Ryan is Alice Bowman, wife of an American engineer who’s been captured in a mythical South American country by a band of mercenary radicals ­– also mythical, but suspiciously close to Peru’s Shining Path.

Thorne gets assigned to Bowman’s case, and soon notices that she’s a gorgeous, spunky woman with a dazzling designer mane. But when his insurance company pulls out, he’s got to decide whether to stick his neck out to win her back her husband.

Proof Of Life is based on William Prochnau’s 1998 Vanity Fair article and Thomas Hargrove’s book Long March To Freedom.
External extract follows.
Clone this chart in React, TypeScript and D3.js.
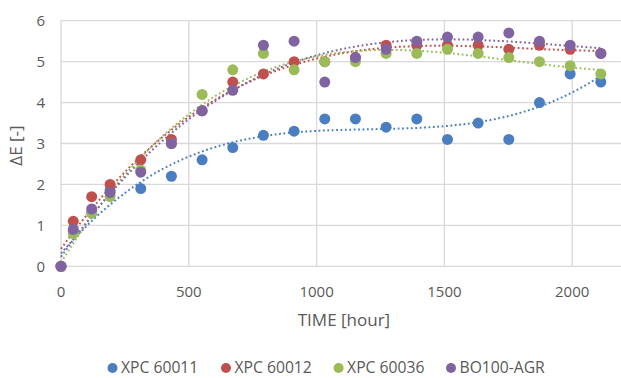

The story’s raw material is fascinating. And, for a while, Crowe even manages to make long, procedural speeches about the insurance business sound gripping.

But it feels like director Taylor Hackford can’t keep his mind on the movie.

One solid dramatic scene is followed by acres of hack work. The hostage crisis gets less and less involving as the story proceeds.

Proof Of Life is doomed to be remembered as the film where Russell met Meg. As a beefcake bonanza, it’s no Gladiator.

And for anyone who loves watching Meg Ryan do that thing with her arms when she’s really, really upset ­– well, it’s no When A Man Loves A Woman.